Figure 3. Charge separation and hydrodynamic instability in the Petri dish at the Leidenfrost condition.

(a) Charge curves of the aqueous solution (the 10 mM experiment, 50 ml) measured inside the Petri dish at conventional heating (heating from 25 up to 300 °C) compared to that measured in the Petri dish at 300 °C (that is, the Leidenfrost temperature); (b) Cross-sectional thermographic view of the solution inside the Petri dish at 300 °C shows different colours corresponding to different temperatures (in °C) (scale bar, 3 mm); (c) A schematic illustrating the main stages of the Leidenfrost mechanism in our study compared to those of the La Mer mechanism. In our technique, very high concentration of ions in the overheated zone and very fast nucleation lead to a narrow size distribution and large amount of the fabricated particles.

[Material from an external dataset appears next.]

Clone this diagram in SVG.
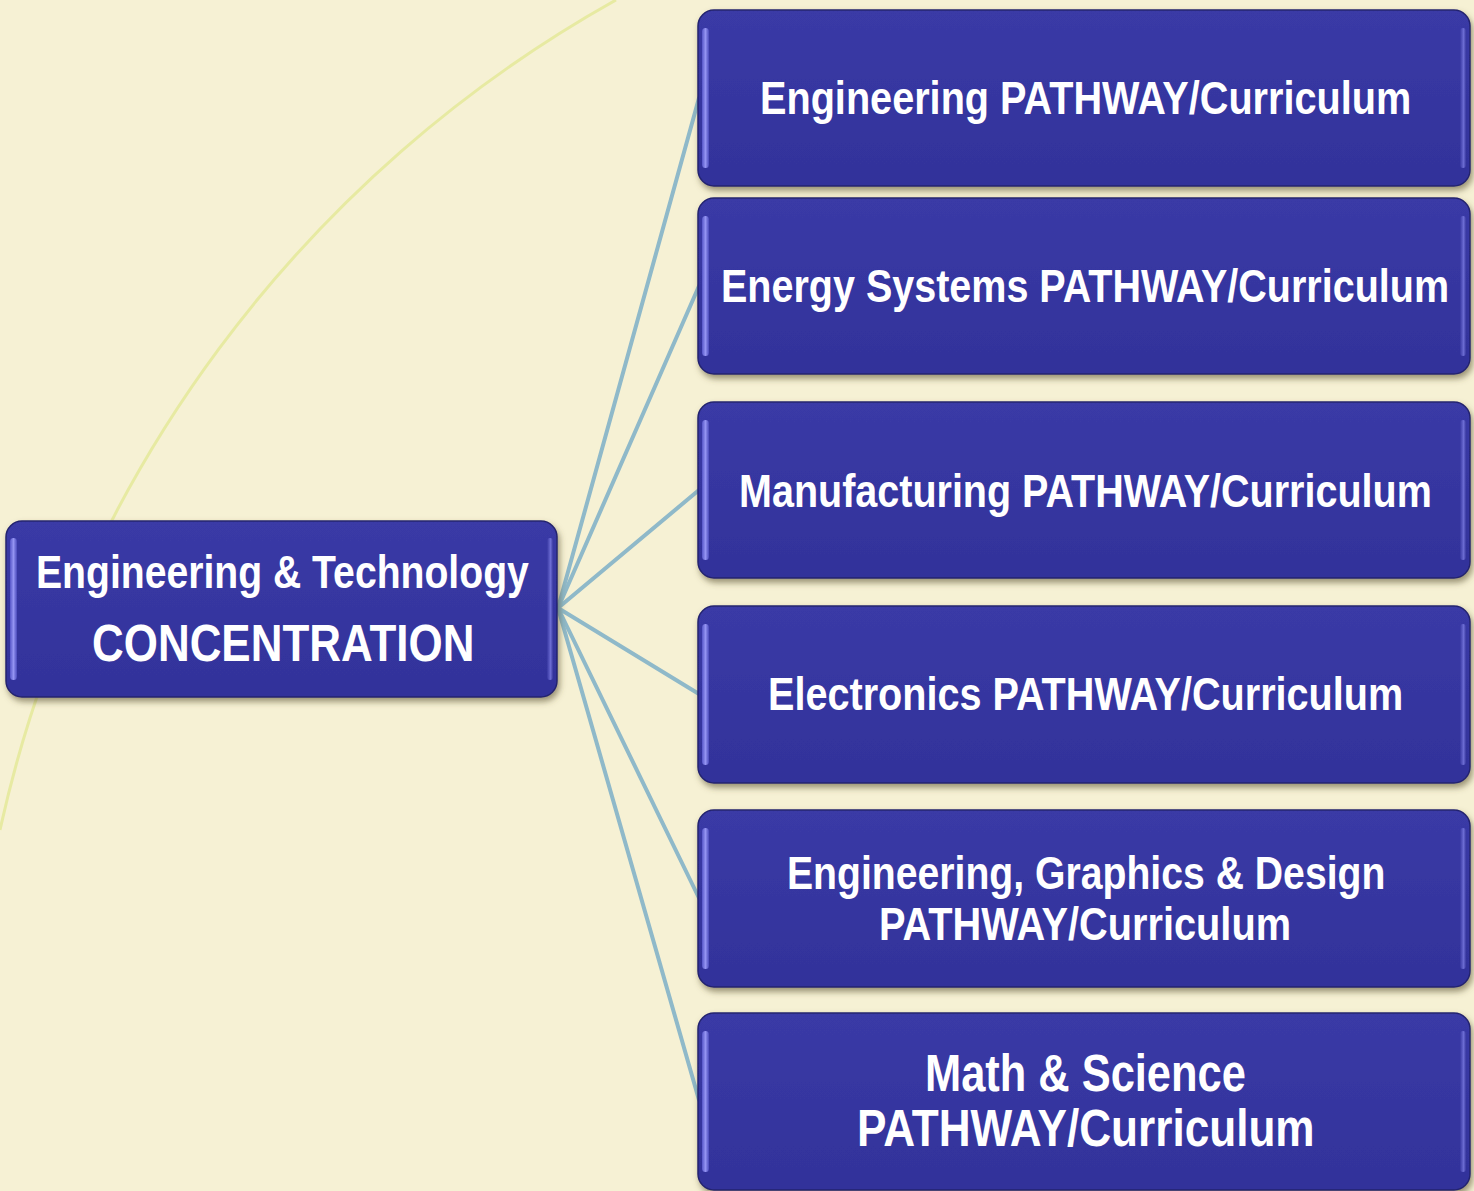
<svg xmlns="http://www.w3.org/2000/svg" width="1474" height="1191" viewBox="0 0 1474 1191">
  <defs>
    <filter id="shadow" x="-5%" y="-10%" width="110%" height="125%">
      <feDropShadow dx="2" dy="4" stdDeviation="3" flood-color="#5a5330" flood-opacity="0.6"/>
    </filter>
    <linearGradient id="boxFill" x1="0" y1="0" x2="0" y2="1">
      <stop offset="0" stop-color="#3a3aa6"/>
      <stop offset="0.5" stop-color="#3636a0"/>
      <stop offset="1" stop-color="#32329a"/>
    </linearGradient>
    <linearGradient id="leftGlint" x1="0" y1="0" x2="1" y2="0">
      <stop offset="0" stop-color="#5656c8"/>
      <stop offset="0.5" stop-color="#9494f2"/>
      <stop offset="1" stop-color="#4a4abb"/>
    </linearGradient>
    <linearGradient id="rightGlint" x1="0" y1="0" x2="1" y2="0">
      <stop offset="0" stop-color="#3838a2"/>
      <stop offset="0.6" stop-color="#7a7ae0"/>
      <stop offset="1" stop-color="#3a3aa0"/>
    </linearGradient>
    <style>
      .bg { fill: #f6f1d4; }
      .arc { fill: none; stroke: #e7eaa2; stroke-width: 3; }
      .link { fill: none; stroke: #8fb9c9; stroke-width: 4; stroke-linecap: round; }
      .box { fill: url(#boxFill); stroke: #24246f; stroke-width: 1.5; filter: url(#shadow); }
      .gl { fill: url(#leftGlint); }
      .gr { fill: url(#rightGlint); opacity: 0.8; }
      .lbl { fill: #ffffff; font-family: "Liberation Sans", Arial, sans-serif; font-weight: bold; font-size: 47px; }
      .big { font-size: 51px; }
    </style>
  </defs>

  <rect class="bg" x="0" y="0" width="1474" height="1191"/>

  <!-- large pale background arc -->
  <path class="arc" d="M 616 0 A 1259 1259 0 0 0 0 830"/>

  <!-- connectors from the concentration box to each pathway -->
  <g id="connectors">
    <line class="link" x1="558" y1="608" x2="699" y2="98"/>
    <line class="link" x1="558" y1="608" x2="699" y2="286"/>
    <line class="link" x1="558" y1="608" x2="699" y2="490"/>
    <line class="link" x1="558" y1="608" x2="699" y2="694"/>
    <line class="link" x1="558" y1="608" x2="699" y2="898"/>
    <line class="link" x1="558" y1="608" x2="699" y2="1100"/>
  </g>

  <!-- labels are drawn at origin, then narrowed horizontally to a condensed face -->
  <g id="concentration">
    <rect class="box" x="6" y="521" width="551" height="176" rx="16"/>
    <rect class="gl" x="10" y="538" width="7" height="142" rx="3.5"/>
    <rect class="gr" x="547" y="538" width="6" height="142" rx="3"/>
    <text class="lbl" transform="translate(36 588) scale(0.8 1)" textLength="616" lengthAdjust="spacingAndGlyphs">Engineering &amp; Technology</text>
    <text class="lbl big" transform="translate(92 661) scale(0.8 1)" textLength="478" lengthAdjust="spacingAndGlyphs">CONCENTRATION</text>
  </g>

  <g id="engineering">
    <rect class="box" x="698" y="10" width="772" height="176" rx="16"/>
    <rect class="gl" x="702" y="28" width="7" height="140" rx="3.5"/>
    <rect class="gr" x="1460" y="28" width="6" height="140" rx="3"/>
    <text class="lbl" transform="translate(760 114) scale(0.8 1)" textLength="814" lengthAdjust="spacingAndGlyphs">Engineering PATHWAY/Curriculum</text>
  </g>

  <g id="energy-systems">
    <rect class="box" x="698" y="198" width="772" height="176" rx="16"/>
    <rect class="gl" x="702" y="216" width="7" height="140" rx="3.5"/>
    <rect class="gr" x="1460" y="216" width="6" height="140" rx="3"/>
    <text class="lbl" transform="translate(721 302) scale(0.8 1)" textLength="910" lengthAdjust="spacingAndGlyphs">Energy Systems PATHWAY/Curriculum</text>
  </g>

  <g id="manufacturing">
    <rect class="box" x="698" y="402" width="772" height="176" rx="16"/>
    <rect class="gl" x="702" y="420" width="7" height="140" rx="3.5"/>
    <rect class="gr" x="1460" y="420" width="6" height="140" rx="3"/>
    <text class="lbl" transform="translate(739 507) scale(0.8 1)" textLength="866" lengthAdjust="spacingAndGlyphs">Manufacturing PATHWAY/Curriculum</text>
  </g>

  <g id="electronics">
    <rect class="box" x="698" y="606" width="772" height="177" rx="16"/>
    <rect class="gl" x="702" y="624" width="7" height="141" rx="3.5"/>
    <rect class="gr" x="1460" y="624" width="6" height="141" rx="3"/>
    <text class="lbl" transform="translate(768 710) scale(0.8 1)" textLength="794" lengthAdjust="spacingAndGlyphs">Electronics PATHWAY/Curriculum</text>
  </g>

  <g id="graphics-design">
    <rect class="box" x="698" y="810" width="772" height="177" rx="16"/>
    <rect class="gl" x="702" y="828" width="7" height="141" rx="3.5"/>
    <rect class="gr" x="1460" y="828" width="6" height="141" rx="3"/>
    <text class="lbl" transform="translate(787 889) scale(0.8 1)" textLength="748" lengthAdjust="spacingAndGlyphs">Engineering, Graphics &amp; Design</text>
    <text class="lbl" transform="translate(879 940) scale(0.8 1)" textLength="515" lengthAdjust="spacingAndGlyphs">PATHWAY/Curriculum</text>
  </g>

  <g id="math-science">
    <rect class="box" x="698" y="1013" width="772" height="177" rx="16"/>
    <rect class="gl" x="702" y="1031" width="7" height="141" rx="3.5"/>
    <rect class="gr" x="1460" y="1031" width="6" height="141" rx="3"/>
    <text class="lbl big" transform="translate(925 1091) scale(0.8 1)" textLength="401" lengthAdjust="spacingAndGlyphs">Math &amp; Science</text>
    <text class="lbl big" transform="translate(857 1146) scale(0.8 1)" textLength="572" lengthAdjust="spacingAndGlyphs">PATHWAY/Curriculum</text>
  </g>
</svg>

On the other hand, huge availability of reactants within the cold region, and reduction of ions that is catalysed by the already formed nanoclusters result in the uniform growth of the particles whose size is tailored by the solute concentration. (d) SEM image of the dual sized ZnO₂ nanoparticles (marked by I and II signs, respectively) synthesized during the eruption and growth process (scale bar, 2 μm); (e) TEM micrographs depicting a representative overview of the sample (left; scale bar, 20 nm) and HRTEM micrograph depicting ca. 50 nm hollow spheres produced by electron beam impact (upper right; scale bar, 10 nm), and corresponding Fourier Transform (lower right) signifying clustering of nanoparticles (labels a through f correspond to weak and strong reflections of ZnO and ZnO₂ crystalline planes); (f) Time-resolved ED data under low-dose illumination (∼1 s illumination time for each image; the marks are attributed to a reflection at d=1.756 Å being characteristic for ZnO₂).